First: IANAL. The following is my understanding only. I am not a legal practitioner of any kind.
Copyrights are only useful because they are protected by law. If you infringe upon a copyright you are breaking the law. But what kind of law? Civil law is between civil entities (such as people or companies) and it is up to the injured party to bring a legal action. Criminal law is between the state and a civil entity and in this case the state will prosecute the case. If you break a civil law you can expect to pay a fine. If you break a criminal law you get a visit from the police, a criminal record and can expect to spend time in jail.

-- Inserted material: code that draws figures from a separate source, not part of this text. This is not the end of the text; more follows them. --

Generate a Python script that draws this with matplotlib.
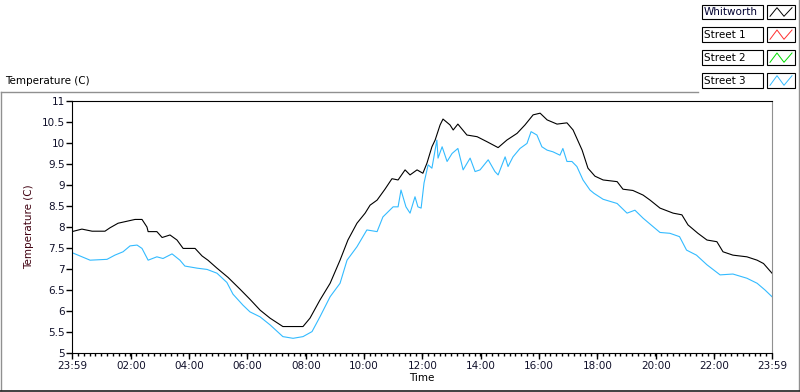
import matplotlib
matplotlib.use("Agg")
import matplotlib.pyplot as plt
from matplotlib.lines import Line2D
from matplotlib.patches import Rectangle
from matplotlib.ticker import MultipleLocator

# hours since 23:59 of the previous day
whit_t = [0.0, 0.34, 0.69, 1.13, 1.30, 1.58, 2.16, 2.40, 2.57, 2.61, 2.91, 3.09, 3.36,
          3.60, 3.81, 4.22, 4.46, 4.66, 4.97, 5.35, 5.76, 6.10, 6.45, 6.79, 7.23, 7.92,
          8.16, 8.50, 8.85, 9.19, 9.46, 9.77, 10.05, 10.22, 10.46, 10.73, 10.97, 11.18,
          11.42, 11.59, 11.83, 12.03, 12.17, 12.34, 12.45, 12.62, 12.72, 12.96, 13.07,
          13.23, 13.54, 13.89, 14.23, 14.61, 14.91, 15.26, 15.53, 15.81, 16.05, 16.29,
          16.63, 16.97, 17.18, 17.49, 17.69, 17.93, 18.21, 18.69, 18.89, 19.23, 19.58,
          19.82, 20.16, 20.61, 20.91, 21.12, 21.46, 21.77, 22.11, 22.32, 22.66, 23.14,
          23.49, 23.71, 24.0]
whit_v = [7.89, 7.95, 7.90, 7.90, 7.98, 8.09, 8.18, 8.18, 8.00, 7.89, 7.89, 7.75, 7.81,
          7.69, 7.49, 7.49, 7.31, 7.21, 7.02, 6.80, 6.52, 6.28, 6.02, 5.83, 5.63, 5.63,
          5.83, 6.26, 6.66, 7.21, 7.69, 8.09, 8.33, 8.52, 8.64, 8.90, 9.15, 9.12,
          9.36, 9.24, 9.36, 9.28, 9.52, 9.91, 10.07, 10.43, 10.57, 10.43, 10.31,
          10.45, 10.19, 10.15, 10.03, 9.89, 10.07, 10.23, 10.43, 10.67, 10.71, 10.55,
          10.45, 10.48, 10.31, 9.83, 9.40, 9.21, 9.12, 9.08, 8.90, 8.87, 8.76,
          8.64, 8.45, 8.33, 8.29, 8.05, 7.85, 7.69, 7.65, 7.41, 7.33, 7.29,
          7.21, 7.13, 6.90]

st3_t = [0.0, 0.62, 1.20, 1.47, 1.75, 1.99, 2.23, 2.40, 2.61, 2.91, 3.12, 3.43, 3.70,
         3.87, 4.29, 4.63, 4.97, 5.31, 5.52, 5.86, 6.10, 6.45, 6.79, 7.23, 7.58, 7.92,
         8.23, 8.50, 8.85, 9.19, 9.43, 9.77, 10.11, 10.46, 10.66, 11.01, 11.18, 11.28,
         11.45, 11.59, 11.76, 11.86, 11.97, 12.07, 12.21, 12.34, 12.51, 12.55, 12.69,
         12.86, 13.03, 13.23, 13.41, 13.65, 13.82, 13.99, 14.27, 14.50, 14.61, 14.85,
         14.95, 15.12, 15.36, 15.60, 15.74, 15.94, 16.11, 16.29, 16.49, 16.73, 16.83,
         16.97, 17.14, 17.31, 17.52, 17.76, 17.90, 18.21, 18.69, 19.03, 19.30, 19.58,
         19.92, 20.16, 20.50, 20.83, 21.07, 21.41, 21.77, 22.22, 22.66, 23.14, 23.49,
         23.76, 24.0]
st3_v = [7.39, 7.21, 7.23, 7.33, 7.41, 7.55, 7.57, 7.49, 7.21, 7.29, 7.25, 7.36, 7.21,
         7.07, 7.02, 6.99, 6.90, 6.68, 6.40, 6.14, 5.98, 5.86, 5.67, 5.39, 5.35, 5.39,
         5.51, 5.86, 6.34, 6.66, 7.21, 7.53, 7.93, 7.89, 8.24, 8.48, 8.48, 8.88,
         8.48, 8.33, 8.72, 8.48, 8.45, 9.05, 9.48, 9.40, 10.07, 9.64, 9.91,
         9.56, 9.75, 9.87, 9.36, 9.64, 9.32, 9.36, 9.60, 9.32, 9.24, 9.67,
         9.44, 9.67, 9.87, 9.99, 10.27, 10.19, 9.91, 9.83, 9.79, 9.71, 9.87,
         9.56, 9.56, 9.44, 9.12, 8.88, 8.80, 8.66, 8.56, 8.33, 8.40, 8.21,
         8.01, 7.87, 7.85, 7.77, 7.45, 7.33, 7.10, 6.86, 6.88, 6.78, 6.66,
         6.50, 6.34]

series = ["Whitworth", "Street 1", "Street 2", "Street 3"]
colors = ["black", "#ff3030", "#00dd00", "#33bbff"]

x_ticks = [0, 2.0167, 4.0167, 6.0167, 8.0167, 10.0167, 12.0167, 14.0167, 16.0167,
           18.0167, 20.0167, 22.0167, 24]
x_labels = ["23:59", "02:00", "04:00", "06:00", "08:00", "10:00", "12:00", "14:00",
            "16:00", "18:00", "20:00", "22:00", "23:59"]

plt.rcParams['font.family'] = 'DejaVu Sans'
W, H = 800, 392
fig = plt.figure(figsize=(8, 3.92), dpi=100)


def fx(px):
    return px / W


def fy(py):
    return 1 - py / H


ax = fig.add_axes([fx(72), fy(353), fx(772) - fx(72), fy(101) - fy(353)])
ax.plot(whit_t, whit_v, color=colors[0], lw=0.8)
ax.plot(st3_t, st3_v, color=colors[3], lw=0.8)
ax.set_xlim(0, 24)
ax.set_ylim(5, 11)
ax.set_yticks([5 + 0.5 * i for i in range(13)])
ax.set_yticklabels(["5", "5.5", "6", "6.5", "7", "7.5", "8", "8.5", "9", "9.5",
                    "10", "10.5", "11"])
ax.set_xticks(x_ticks)
ax.set_xticklabels(x_labels)
ax.xaxis.set_minor_locator(MultipleLocator(0.2))
ax.tick_params(axis='both', which='major', labelsize=7.5, colors='black',
               labelcolor='#10102a', length=4, width=1)
ax.tick_params(axis='x', which='minor', length=2.5, width=1)
ax.tick_params(axis='x', pad=2)
ax.tick_params(axis='y', pad=1)
ax.spines['right'].set_color('#909090')
ax.set_ylabel('Temperature (C)', fontsize=7.5, color='#400010', labelpad=6)
ax.set_xlabel('Time', fontsize=7.5, color='black', labelpad=1)

# outer panel frame
fig.add_artist(Line2D([fx(0.5), fx(0.5)], [fy(92), fy(390)], color='#909090', lw=1))
fig.add_artist(Line2D([fx(0.5), fx(698)], [fy(92), fy(92)], color='#909090', lw=1))
fig.add_artist(Line2D([fx(798.5), fx(798.5)], [fy(0), fy(390)], color='#909090', lw=1))
fig.add_artist(Line2D([fx(0), fx(800)], [fy(390.5), fy(390.5)], color='#202020', lw=1.2))
fig.text(fx(5), fy(81), 'Temperature (C)', fontsize=7.5, va='center', ha='left')

# legend (LabVIEW style)
rows = [(4.7, 19.3), (27, 42.3), (50, 65.3), (72.7, 88.3)]
for name, col, (y0, y1) in zip(series, colors, rows):
    fig.add_artist(Rectangle((fx(702), fy(y1)), fx(763) - fx(702), fy(y0) - fy(y1),
                             facecolor='white', edgecolor='black', lw=0.8))
    fig.add_artist(Rectangle((fx(767), fy(y1)), fx(795) - fx(767), fy(y0) - fy(y1),
                             facecolor='white', edgecolor='black', lw=0.8))
    fig.text(fx(704), fy((y0 + y1) / 2), name, fontsize=7.5, va='center', ha='left',
             color='#000030' if name == "Whitworth" else 'black')
    zx = [770, 777, 784, 792]
    zy = [y1 - 3, y0 + 3, y1 - 3, y0 + 3]
    fig.add_artist(Line2D([fx(v) for v in zx], [fy(v) for v in zy], color=col, lw=0.7))

fig.savefig('out.png', dpi=100)
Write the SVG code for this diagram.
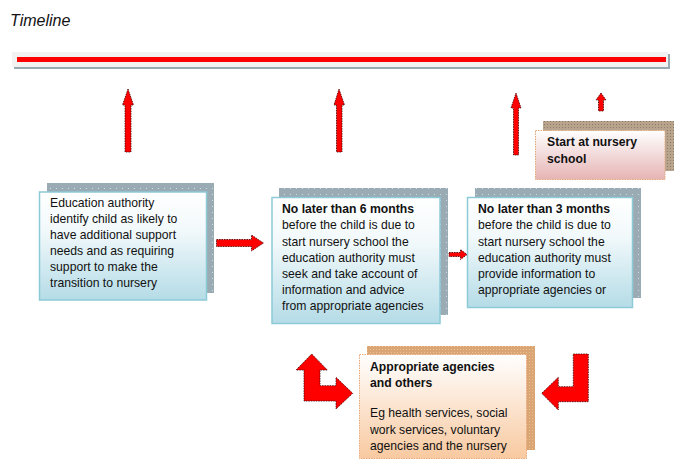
<svg xmlns="http://www.w3.org/2000/svg" width="688" height="471" viewBox="0 0 688 471">
<defs>
<linearGradient id="gBlue" x1="0" y1="0" x2="0" y2="1">
<stop offset="0" stop-color="#ffffff"/>
<stop offset="0.35" stop-color="#f2f9fb"/>
<stop offset="1" stop-color="#b5dce7"/>
</linearGradient>
<linearGradient id="gPink" x1="0" y1="0" x2="0" y2="1">
<stop offset="0" stop-color="#ffffff"/>
<stop offset="1" stop-color="#e6b4b4"/>
</linearGradient>
<linearGradient id="gPeach" x1="0" y1="0" x2="0" y2="1">
<stop offset="0" stop-color="#ffffff"/>
<stop offset="1" stop-color="#f8c9a0"/>
</linearGradient>
<pattern id="dotGray" width="6" height="6" patternUnits="userSpaceOnUse">
<rect width="6" height="6" fill="#9aabb3"/>
<rect x="2" y="2" width="1" height="1" fill="#c6dfe6"/>
</pattern>
<pattern id="dotTan" width="3" height="3" patternUnits="userSpaceOnUse">
<rect width="3" height="3" fill="#b8a48c"/>
<rect x="1" y="1" width="1" height="1" fill="#8f7a68"/>
</pattern>
<pattern id="dotPeach" width="3" height="3" patternUnits="userSpaceOnUse">
<rect width="3" height="3" fill="#d9a574"/>
<rect x="1" y="1" width="1" height="1" fill="#f0c090"/>
</pattern>
</defs>
<style>
.t{font-family:"Liberation Sans",Arial,sans-serif;font-size:12.2px;fill:#111}
.b{font-weight:bold}
.arr{fill:#ff0000;stroke:#3a0000;stroke-width:0.8;stroke-dasharray:1.5 1}
.blue{fill:url(#gBlue);stroke:#8ccad8;stroke-width:1.5}
.gsh{fill:url(#dotGray)}
</style>

<text x="10" y="26" style="font-family:'Liberation Sans',Arial,sans-serif;font-size:16px;font-style:italic;fill:#111">Timeline</text>

<g id="timeline">
<rect x="14" y="54" width="656" height="15" fill="#98a9b1"/>
<rect x="12" y="52" width="656" height="15" fill="#f2f2f2"/>
<rect x="17" y="57" width="649" height="5" fill="#ff0000"/>
</g>

<g id="box1">
<rect class="gsh" x="47" y="183" width="167" height="110"/>
<rect class="blue" x="39.5" y="192" width="167" height="108"/>
<text class="t" x="50" y="207">Education authority</text>
<text class="t" x="50" y="223">identify child as likely to</text>
<text class="t" x="50" y="239">have additional support</text>
<text class="t" x="50" y="255">needs and as requiring</text>
<text class="t" x="50" y="271">support to make the</text>
<text class="t" x="50" y="287">transition to nursery</text>
</g>

<g id="box2">
<rect class="gsh" x="279" y="188" width="169" height="127"/>
<rect class="blue" x="272" y="197.5" width="168" height="126"/>
<text class="t b" x="282" y="213">No later than 6 months</text>
<text class="t" x="282" y="229">before the child is due to</text>
<text class="t" x="282" y="245.5">start nursery school the</text>
<text class="t" x="282" y="261.5">education authority must</text>
<text class="t" x="282" y="277.5">seek and take account of</text>
<text class="t" x="282" y="293.5">information and advice</text>
<text class="t" x="282" y="310">from appropriate agencies</text>
</g>

<g id="box3">
<rect class="gsh" x="475" y="188" width="166" height="110"/>
<rect class="blue" x="467.5" y="197.5" width="165" height="110"/>
<text class="t b" x="478" y="213">No later than 3 months</text>
<text class="t" x="478" y="229">before the child is due to</text>
<text class="t" x="478" y="245.5">start nursery school the</text>
<text class="t" x="478" y="261.5">education authority must</text>
<text class="t" x="478" y="277.5">provide information to</text>
<text class="t" x="478" y="293.5">appropriate agencies or</text>
</g>

<g id="start">
<rect x="543" y="121" width="131" height="50" fill="url(#dotTan)"/>
<rect x="535.5" y="130.5" width="129.5" height="49" fill="url(#gPink)" stroke="#e0a878" stroke-width="1" stroke-dasharray="1.5 1"/>
<text class="t b" x="547" y="146">Start at nursery</text>
<text class="t b" x="547" y="162.5">school</text>
</g>

<g id="agencies">
<rect x="367" y="346" width="168" height="104" fill="url(#dotPeach)"/>
<rect x="359.5" y="354.5" width="167" height="104" fill="url(#gPeach)" stroke="#eba878" stroke-width="1" stroke-dasharray="1.5 1"/>
<text class="t b" x="370" y="370.5">Appropriate agencies</text>
<text class="t b" x="370" y="387">and others</text>
<text class="t" x="370" y="417">Eg health services, social</text>
<text class="t" x="370" y="433.5">work services, voluntary</text>
<text class="t" x="370" y="450">agencies and the nursery</text>
</g>

<g id="connectors">
<polygon class="arr" points="128,89 133.5,105 131,105 131,152 125,152 125,105 122.5,105"/>
<polygon class="arr" points="339,89 344.5,105 342,105 342,152 336.5,152 336.5,105 334,105"/>
<polygon class="arr" points="516,93 521,108 518.5,108 518.5,155 513.5,155 513.5,108 511,108"/>
<polygon class="arr" points="601,93 606,100 603.5,100 603.5,111 598.5,111 598.5,100 596,100"/>
<polygon class="arr" points="216.5,239.5 251.5,239.5 251.5,235 263.5,243 251.5,251 251.5,246.5 216.5,246.5"/>
<polygon class="arr" points="449,252.5 460.5,252.5 460.5,249.5 467,254.5 460.5,259.5 460.5,256.5 449,256.5"/>
<polygon class="arr" points="311.7,354 327.3,370 320,370 320,385.7 336,385.7 336,377.3 352.7,393.3 336,409 336,401 304,401 304,370 296,370"/>
<polygon class="arr" points="573.3,354 588.3,354 588.3,401.7 558.3,401.7 558.3,410 541.7,393.3 558.3,377.3 558.3,386.7 573.3,386.7"/>
</g>
</svg>
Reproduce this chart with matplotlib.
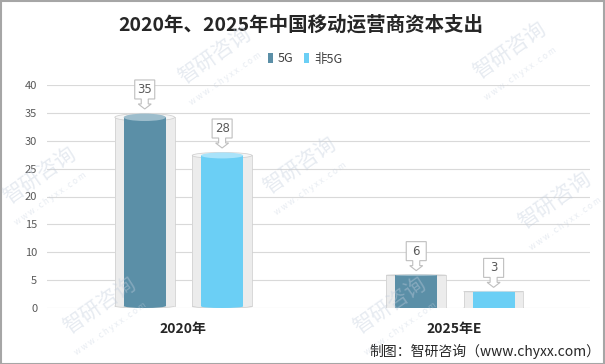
import numpy as np
import matplotlib
matplotlib.use('Agg')
import matplotlib.pyplot as plt
from matplotlib.patches import Rectangle, Ellipse, Polygon, Patch
import matplotlib.transforms as mtransforms

plt.rcParams['font.family'] = ['Noto Sans CJK SC', 'DejaVu Sans']

# du lieu
categories = ['2020年', '2025年E']
series_names = ['5G', '非5G']
values_5g = [35, 6]
values_non5g = [28, 3]
colors = ['#5b8fa7', '#6bcff5']
top_colors = ['#9dbdcc', '#a9e3fa']
y_ticks = [0, 5, 10, 15, 20, 25, 30, 35, 40]

fig = plt.figure(figsize=(6.05, 3.64), dpi=100)
ax = fig.add_axes([47 / 605, 56 / 364, 543 / 605, 223 / 364])
ax.set_xlim(-0.5, 1.5)
ax.set_ylim(0, 40)
ax.set_yticks(y_ticks)
ax.set_xticks([])
for s in ax.spines.values():
    s.set_visible(False)
ax.tick_params(axis='y', length=0, pad=7, labelsize=8, labelcolor='#595959')
for t in y_ticks:
    ax.axhline(t, color='#d9d9d9', lw=0.8, zorder=0)

bar_w = 0.155
glass_w = 0.22
offsets = [-0.14, 0.145]


def cylinder(x, v, w, face, top, edge, z):
    h = 0.038 * v
    hb = 0.02 * v
    ax.add_patch(Ellipse((x, hb / 2), w, hb, facecolor=face, edgecolor=edge, lw=0.6, zorder=z))
    ax.add_patch(Rectangle((x - w / 2, hb / 2), w, v - 0.6 * h - hb / 2, facecolor=face,
                           edgecolor='none', zorder=z))
    if edge != 'none':
        ax.plot([x - w / 2, x - w / 2], [hb / 2, v - 0.6 * h], color=edge, lw=0.6, zorder=z)
        ax.plot([x + w / 2, x + w / 2], [hb / 2, v - 0.6 * h], color=edge, lw=0.6, zorder=z)
    ax.add_patch(Ellipse((x, v - 0.6 * h), w, h, facecolor=top, edgecolor=edge, lw=0.6, zorder=z + 0.1))


def callout(x, v, label):
    # hop chu co mui ten chi xuong, toa do tinh theo pixel
    trans = fig.dpi_scale_trans + mtransforms.ScaledTranslation(x, v + 0.7, ax.transData)
    pts = np.array([(-10, 29), (10, 29), (10, 10), (3.5, 10), (3.5, 5), (6.5, 5), (0, 0),
                    (-6.5, 5), (-3.5, 5), (-3.5, 10), (-10, 10)]) / 100.0
    ax.add_patch(Polygon(pts, closed=True, facecolor='white', edgecolor='#bfbfbf', lw=0.8,
                         transform=trans, zorder=6, clip_on=False))
    ax.text(0, 0.195, label, transform=trans, ha='center', va='center', fontsize=8.5,
            color='#595959', zorder=7, family=['DejaVu Sans'])


series = [values_5g, values_non5g]
for si, vals in enumerate(series):
    for ci, v in enumerate(vals):
        x = ci + offsets[si]
        cylinder(x, v, glass_w, '#ececec', '#f6f6f6', '#d2d2d2', 2)
        cylinder(x, v, bar_w, colors[si], top_colors[si], 'none', 3)
        callout(x, v, str(v))

# nhan truc x
for ci, c in enumerate(categories):
    ax.text(ci, -3.7, c, ha='center', va='center', fontsize=10, fontweight='bold', color='#262626')

# tieu de
fig.text(0.497, 1 - 25 / 364, '2020年、2025年中国移动运营商资本支出', ha='center', va='center',
         fontsize=14, fontweight='bold', color='#262626')

# chu giai
handles = [Patch(facecolor=colors[i], edgecolor='none') for i in range(2)]
fig.legend(handles, series_names, loc='center', bbox_to_anchor=(305 / 605, 1 - 59 / 364), ncol=2,
           frameon=False, fontsize=9, handlelength=0.4, handleheight=0.8, handletextpad=0.4,
           columnspacing=0.9, labelcolor='#404040')

# nguon
fig.text(600 / 605, 1 - 351 / 364, '制图：智研咨询（www.chyxx.com）', ha='right', va='center',
         fontsize=10, color='#262626')

# watermark
wm = [(215, 55), (510, 50), (300, 165), (40, 175), (555, 200), (100, 305), (390, 305)]
for (px, py) in wm:
    fig.text(px / 605, 1 - py / 364, '智研咨询', ha='center', va='center', fontsize=15,
             rotation=35, color='#c3cedd', alpha=0.4, zorder=10)
    fig.text((px + 10) / 605, 1 - (py + 24) / 364, 'w w w . c h y x x . c o m', ha='center',
             va='center', fontsize=6, rotation=35, color='#c3cedd', alpha=0.4, zorder=10)

fig.add_artist(Rectangle((0.001, 0.001), 0.997, 0.996, transform=fig.transFigure, fill=False,
                         edgecolor='#a6a6a6', lw=1.5))

fig.savefig('out.png', dpi=100)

Until recently copyright was protected by civil law. If you make an unauthorized copy of my work I can sue you for compensation. Recently, laws have been created that make copyright infringement a criminal offense in some circumstances. This means that the police or other government agencies can come after you. For example, the Trading Standards office in the UK have become copyright police as reported by The Register here:
Trading Standards officers become copyright enforcers | The Register
It seems that many of the laws criminalizing copyright infringement are being introduced at the behest (via expensive lobbying campaigns) of large corporations and groups of corporations. Good examples of this are the US entities the RIAA and the MPAA who get very involved with the creation of legislation in this space. The big companies prefer being protected by criminal law because it saves them the time and expense of prosecuting. They simply have to point the finger and the publicly funded agencies (e.g. the police) will do all the hard work.
I can see that for large scale systematic copyright infringement criminal law may be appropriate. I am very uneasy, though, about criminal laws introduced to make it easy for corporations to make criminals and jail residents of individuals for downloading a couple of MP3s. If the corporations have their copyrights infringed upon it is absolutely their right to sue the infringer, but making infringement a crime in such cases seems to be unreasonable.
I hope we are not losing the "for the people" bit of government and replacing it with "for the largest wallet".